Dorje Swallows Hörbuchkarriere begann, nachdem er Romane des australischen Bestseller-Krimiautors Chris Hammer vertonte, von denen er rund 70 gelesen hat. Swallow sagt, KI-Hörbücher seien ein Werkzeug für Leute, die „den Wert, die Technik und das Können“ nicht verstehen, die für die Erstellung eines hochwertigen Hörbuchs erforderlich sind.
„Wir haben so hart gearbeitet und so viel geopfert, um dorthin zu gelangen, wo wir heute sind, und zu glauben, man könne einfach auf einen Knopf drücken und etwas Gleichwertiges oder Gutes genug bekommen – das ist lächerlich“, sagte er.

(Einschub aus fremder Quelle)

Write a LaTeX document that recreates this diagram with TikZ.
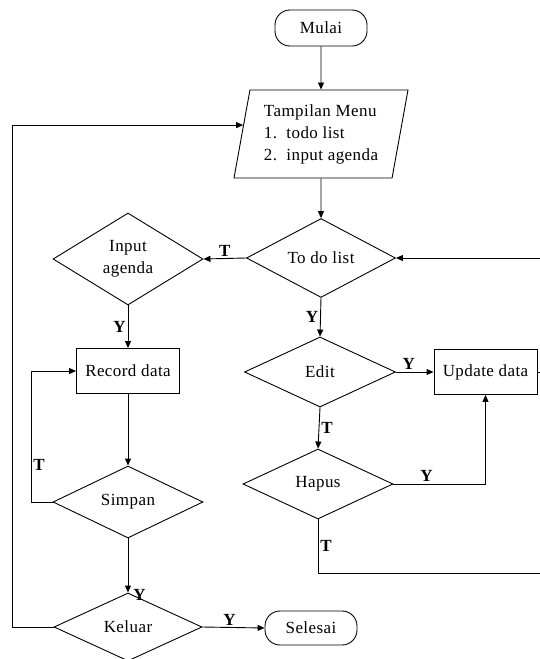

Simon Kennedy, Präsident der Australian Voice Actors Guild, sagte, es gebe seit langem eine Debatte darüber, wie viel Hörbuchleser verdienen sollten. Schauspieler bräuchten oft zwei- bis dreimal so lange, um eine Stunde Hörbuch fertigzustellen, ganz zu schweigen von der Zeit, die sie brauchen, um das Hörbuch vorher zu lesen und Inhalt und Charaktere zu verstehen. „Meiner Meinung nach bedeutet der Einsatz von KI-Stimmen Quantität vor Qualität – und das macht den gesamten Prozess billiger“, sagte er.
Kennedy gründete 2024 die Australian Voice Actors Association, um der Bedrohung durch die KI-Ersetzung entgegenzuwirken. In einem Bericht an einen Parlamentsausschuss im vergangenen Jahr erklärte die Organisation, 5.000 Arbeitsplätze für Synchronsprecher in Australien seien gefährdet.
„Wenn Sie von Anfang bis Ende nur eine monotone Stimme wollen und das als ‚hohe Qualität‘ bezeichnen, ist das in Ordnung“, sagte er. „Aber wenn Sie eine fesselnde, spannende Geschichte suchen, die Sie fesselt, dann erwarten Sie von KI nicht, dass sie Ihnen das bietet.“
Hannah Kent, die gefeierte Autorin von „Burial Rites“ und „Devotion“, war dieses Jahr eine von mehreren australischen Schriftstellern, die schockiert waren, als sie erfuhren, dass ihre Werke raubkopiert wurden, um Metas KI-System zu trainieren. Sie sagte, ihre erste Reaktion auf KI-Eingriffe in den kreativen Bereich sei normalerweise „Empörung und Protest“ gewesen. Doch auch die Ankündigung von Audible – insbesondere die Pläne, KI-Übersetzungen in andere Sprachen zu testen – habe sie fasziniert.
„Ich denke, es ist jedem klar, dass der Hauptgrund für den Einsatz von KI die Kostensenkung ist, und das wird die Dinge billiger machen – sowohl im wörtlichen als auch im kreativen Sinne, was bedeutet, dass wir den Geist des Geschichtenerzählens und der künstlerischen Inspiration nicht mehr so ehren wie früher“, teilte Kent mit.
Tudor und Swallow glauben, dass es für große Unternehmen schwierig sein wird, menschliche Stimmen vollständig zu ersetzen, auch weil sich viele australische Autoren dagegen sträuben würden.
Ob die Zuhörer den Unterschied tatsächlich erkennen können, bleibt jedoch eine offene Frage.